On March 3, 2005, Goodman was speaking before a group of fourth-graders at Jo Mackey Elementary School. When asked what he would bring if marooned on a desert island, the mayor replied 'a bottle of gin'. Further, when asked about his hobbies, the mayor named drinking as a favorite. Later, asked to comment, Goodman was unapologetic. "I'm the George Washington of mayors. I can't tell a lie. If they didn't want the answer the kid shouldn't have asked the question."...

http://en.wikipedia.org/wiki/Oscar_Goodman#4th_grade_gin

He's a loveable goof, ain't he? Loveable, but none too bright. I've even heard it suggest that tagging be made a felony in order to deter offenders! I'll admit, I heard this on the news months ago, so I have no citation and no further information so feel free to discredit and/or prove me wrong, but making it a felony charge wouldn't help either. It'll just throw these people in jail, both the scum and the actual artists, and make them registered felons. They won't be able to get a job once they get out of prison because of that felony charge, and will have an almost impossible time redeeming themselves, being forced further into the life of crime.
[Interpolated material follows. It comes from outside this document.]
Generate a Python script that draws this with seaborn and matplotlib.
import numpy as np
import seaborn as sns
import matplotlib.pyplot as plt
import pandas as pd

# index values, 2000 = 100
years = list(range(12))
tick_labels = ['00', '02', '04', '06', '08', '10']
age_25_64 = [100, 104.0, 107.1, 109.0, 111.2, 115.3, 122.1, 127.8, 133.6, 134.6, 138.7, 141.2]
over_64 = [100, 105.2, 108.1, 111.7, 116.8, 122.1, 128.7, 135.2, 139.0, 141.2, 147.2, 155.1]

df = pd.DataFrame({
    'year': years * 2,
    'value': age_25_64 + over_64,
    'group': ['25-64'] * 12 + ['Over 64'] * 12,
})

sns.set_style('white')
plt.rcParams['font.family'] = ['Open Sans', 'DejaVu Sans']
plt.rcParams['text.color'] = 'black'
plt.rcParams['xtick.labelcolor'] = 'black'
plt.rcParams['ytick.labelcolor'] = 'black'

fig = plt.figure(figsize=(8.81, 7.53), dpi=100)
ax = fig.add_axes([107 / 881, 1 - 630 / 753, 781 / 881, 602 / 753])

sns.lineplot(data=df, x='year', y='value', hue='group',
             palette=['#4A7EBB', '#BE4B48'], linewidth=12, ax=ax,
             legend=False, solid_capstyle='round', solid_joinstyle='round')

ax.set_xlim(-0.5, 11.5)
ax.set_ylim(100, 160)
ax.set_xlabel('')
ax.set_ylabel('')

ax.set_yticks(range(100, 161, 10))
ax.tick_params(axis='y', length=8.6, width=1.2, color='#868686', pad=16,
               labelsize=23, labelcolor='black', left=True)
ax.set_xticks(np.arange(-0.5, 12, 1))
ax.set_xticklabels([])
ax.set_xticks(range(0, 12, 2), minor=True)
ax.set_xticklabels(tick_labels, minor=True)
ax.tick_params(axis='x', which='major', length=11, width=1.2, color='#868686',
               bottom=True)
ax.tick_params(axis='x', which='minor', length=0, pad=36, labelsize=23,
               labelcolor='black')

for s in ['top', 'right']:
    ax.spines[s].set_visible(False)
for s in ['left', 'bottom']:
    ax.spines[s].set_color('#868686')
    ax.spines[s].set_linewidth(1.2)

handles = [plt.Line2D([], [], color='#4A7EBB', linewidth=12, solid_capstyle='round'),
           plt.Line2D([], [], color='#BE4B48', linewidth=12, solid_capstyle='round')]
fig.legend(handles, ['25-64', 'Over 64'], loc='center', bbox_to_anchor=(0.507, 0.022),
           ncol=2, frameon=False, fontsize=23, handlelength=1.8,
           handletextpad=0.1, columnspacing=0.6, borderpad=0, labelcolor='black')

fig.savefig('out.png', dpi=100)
"But Joshie, if we can't cut off people's thumbs or destroy their lives, what can we do?" you may ask. Why not take a look at the city of Philadelphia? Why not take the people caught tagging, send them to less-than-pretty parts of town, give them paint, and let them loose? Let them express themselves, have them paint murals and clean up the ucky-ness? The Philadelphia Anti-Graffiti Network does just that, and from its founding in 1984 "over 2,500 murals have been created across the city and over 40,000 walls cleaned of graffiti" (http://en.wikipedia.org/wiki/Philadelphia_Anti-Graffiti_Network). Why not? Do something with these people, make the city more beautiful! Look at Chicano Park in San Diego, for example. Right in the middle of a ugly barrio, a stone's throw from the loading docks on San Diego Bay. But what do they have there? Murals! All over! And sculptures! And sporting grounds! If only the rest of the city were like that!

But I guess some people would rather play little games and come up with stupid ideas instead of trying to solve the problem. Oh well.

J.C.

(P.S. Really, James Carville, please grow a new face. It's like Truman Capote got his head caught in a blender.)